Does anyone have any of this that I can sample. Sounds like I'd love it but want to try it before investing in a whole tin. I can swap out anything that I have as a sample trade if you'd like. PM me if you're interested.


----------



## ultramag (Aug 23, 2007)

Slow Triathlete said:


> Does anyone have any of this that I can sample. Sounds like I'd love it but want to try it before investing in a whole tin. I can swap out anything that I have as a sample trade if you'd like. PM me if you're interested.
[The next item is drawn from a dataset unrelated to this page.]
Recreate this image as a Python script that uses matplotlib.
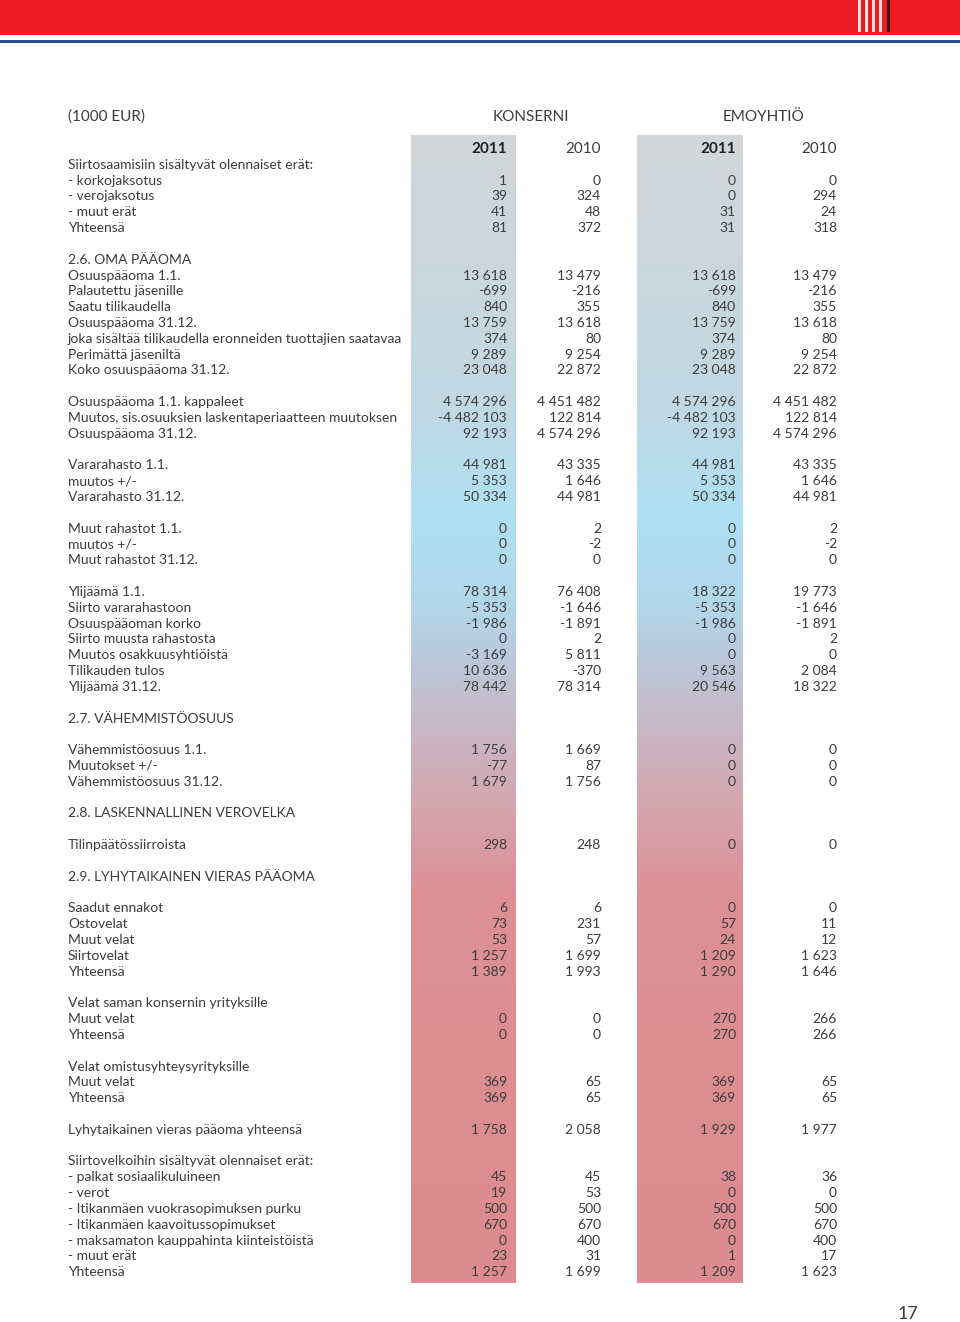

I can send you a little sample with the Jan. TOM sample Scott. :tu


----------



## Slow Triathlete (Jun 14, 2007)

ultramag said:


> I can send you a little sample with the Jan. TOM sample Scott. :tu


Ultramag,

You are the man!!! Thanks a ton!!

scott


----------



## Slow Triathlete (Jun 14, 2007)

I finally got a chance to smoke about three bowls of this stuff that was gifted to me by Ultramag. I think that for me the jury is still out on this one. It didn't really "wow" me at all. Plus, I also got the extreme perique hit around mid-bowl and didn't really care for it. I will probably try this again in the future to give it a second chance but I believe that there are better va/per mixtures out there that will get my money for right now.

Thanks again Ultramag!!


----------